The chefs de cave of sibling Champagne houses Charles Heidsieck (tastings) and Piper-Heidsieck (tastings) have both toured Australia in recent months, flying the flags for their respective marques. I’ve always been a fan of Charles Heidsieck: I love its rich, complex, mellow style, the result of long ageing on tirage and extra-generous helpings of reserve wines in the non-vintage Brut Reserve (tasting).

And I also admire the Piper wines – for different reasons. The Brut NV (tasting) is arguably the best value for money around at the present time: it’s a very good wine in a lighter, younger style than Charles, and you can buy it for under $40 by the six-pack at Vintage Cellars – terrific value.

As well, Piper’s deluxe cuvée – Rare vintage – is a great wine by any standards. Chef de cave Régis Camus showed off the current release 2002 (tasting), from an exceptional year, as well as a magnum of 1998 (tasting) and a bottle of 1988 (tasting – produced without malolactic fermentation, which Piper didn’t introduce till 1990). At almost 18 years, the 1998 was a magnificent wine, but the ’02 is undoubtedly in the same class. Régis also let slip that a 2007 Rare Rosé will be coming out in the next few months.

Back to Charles Heidsieck, and its new cellarmaster, Cyril Brun, who joined the company in May 2015 following the sudden, premature death of Thierry Roset.

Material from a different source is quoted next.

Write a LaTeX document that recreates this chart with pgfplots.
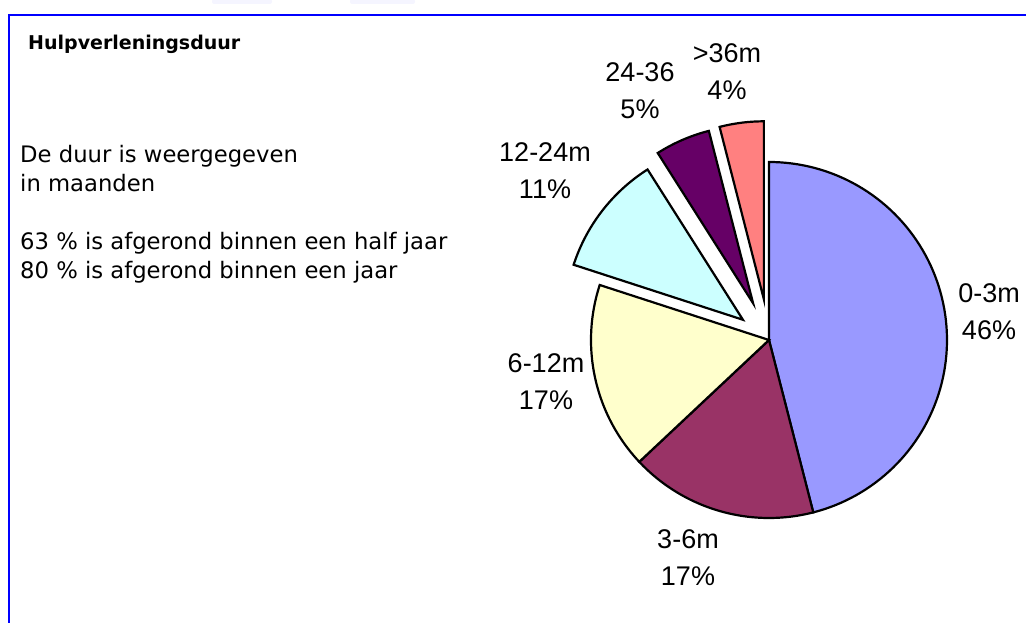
\documentclass[border=0pt]{standalone}
\usepackage{pgfplots}
\pgfplotsset{compat=1.18}
\usepackage{fontspec}
\setmainfont{Liberation Sans}
\newfontfamily\comic{DejaVu Sans}
\definecolor{cA}{HTML}{9999FF}
\definecolor{cB}{HTML}{993366}
\definecolor{cC}{HTML}{FFFFCC}
\definecolor{cD}{HTML}{CCFFFF}
\definecolor{cE}{HTML}{660066}
\definecolor{cF}{HTML}{FF8080}
% slice: #1 colour, #2 start angle (deg), #3 percentage, #4 explosion offset (px)
\newcommand\slice[4]{%
  \addplot[draw=black, line width=2.2pt, fill=#1, domain={#2-3.6*#3}:{#2}, samples=90, variable=\t]
    ({769+#4*cos(#2-1.8*#3)+178*cos(\t)}, {283+#4*sin(#2-1.8*#3)+178*sin(\t)})
    -- (axis cs:{769+#4*cos(#2-1.8*#3)},{283+#4*sin(#2-1.8*#3)}) -- cycle;
}
\newcommand\plab[4]{% x, baseline1 (px from top), line1, line2
  \node[anchor=base, inner sep=0pt, font=\fontsize{27}{32}\selectfont] at (axis cs:#1,{623-#2}) {#3};
  \node[anchor=base, inner sep=0pt, font=\fontsize{27}{32}\selectfont] at (axis cs:#1,{623-#2-36.5}) {#4};
}
\begin{document}
\begin{tikzpicture}
\begin{axis}[scale only axis, width=1026pt, height=623pt,
  xmin=0, xmax=1026, ymin=0, ymax=623, hide axis, clip=false]
% pie: percentages 46, 17, 17, 11, 5, 4 clockwise from 12 o'clock
\slice{cA}{90}{46}{0}
\slice{cB}{-75.6}{17}{0}
\slice{cC}{-136.8}{17}{0}
\slice{cD}{162}{11}{33}
\slice{cE}{122.4}{5}{40}
\slice{cF}{104.4}{4}{41}
% labels
\plab{989}{303}{0-3m}{46\%}
\plab{688}{549}{3-6m}{17\%}
\plab{546}{373}{6-12m}{17\%}
\plab{545}{162}{12-24m}{11\%}
\plab{640}{82}{24-36}{5\%}
\plab{727}{63}{>36m}{4\%}
% frame
\draw[color=blue, line width=2pt] (axis cs:1026,608) -- (axis cs:9,608) -- (axis cs:9,0);
\fill[color=blue!4, rounded corners=2pt] (axis cs:212,624) rectangle (axis cs:272,619);
\fill[color=blue!4, rounded corners=2pt] (axis cs:350,624) rectangle (axis cs:415,619);
% text
\node[anchor=base west, inner sep=0pt, font=\comic\bfseries\fontsize{19}{22}\selectfont] at (axis cs:28,{623-50}) {Hulpverleningsduur};
\node[anchor=base west, inner sep=0pt, font=\comic\fontsize{22.7}{26}\selectfont] at (axis cs:20,{623-163}) {De duur is weergegeven};
\node[anchor=base west, inner sep=0pt, font=\comic\fontsize{22.7}{26}\selectfont] at (axis cs:20,{623-192}) {in maanden};
\node[anchor=base west, inner sep=0pt, font=\comic\fontsize{22.7}{26}\selectfont] at (axis cs:20,{623-250}) {63 \% is afgerond binnen een half jaar};
\node[anchor=base west, inner sep=0pt, font=\comic\fontsize{22.7}{26}\selectfont] at (axis cs:20,{623-279}) {80 \% is afgerond binnen een jaar};
\end{axis}
\pgfresetboundingbox
\path (current axis.south west) rectangle (current axis.north east);
\end{tikzpicture}
\end{document}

Régus Camus himself was previously the boss at both Charles and Piper, so there is continuity.

Cyril Brun is Champenois born and bred, from a family of vignerons in Ay. He studied in Reims and worked at Chateau Haut Brion, then in California, did an MBA and came back to France to work for his family, then for a German wine group and then for Veuve Clicquot (tastings) and finally Charles Heidsieck.

He was candid in his remarks about the company’s business plan. Charles’s sales tumbled while it was under the Rémy Cointreau ownership in the late ‘80s and ‘90s. While sales declined, grape intake was maintained, with the result that stocks of reserve wines grew.

“I am very confident we can grow sales without loss of quality or age in the wines,” Cyril said. “We will be happy to double our sales in the next 10 years. That is not so much: in the mid-‘80s we were bigger than Veuve Clicquot.”

One of my favourite Champagnes is Charles Heidsieck’s Blanc des Millenaires 1995 (a blanc de blancs based on Le Mesnil – tasting), which has been on sale for at least eight years and with each disgorgement keeps getting better and better. It represents the spirit of another great, late winemaker, Daniel Thibault, who preceded Régis Camus at Charles. Thibault is credited with re-casting the house styles of the two Heidsiecks.

He recognised the quality of the 1995 vintage (the best year of the nineties, says Cyril) and made much more Blanc de Millenaires than he was supposed to. Hence it is still available. But there is no hurry to sell it, as the wine is still improving.

Cyril believes the best disgorgement is the latest, as he prefers to have some of the freshness (he uses the word ‘greenness’) of a newly disgorged wine. At the same time it has the complexity of long tirage time, as well as the minimum of 12 months on cork post-disgorgement, which is mandatory at Charles. The bottle was tasted recently was disgorged at the end of 2014, and a greater bottle would be hard to imagine. A fitting legacy for Daniel Thibault.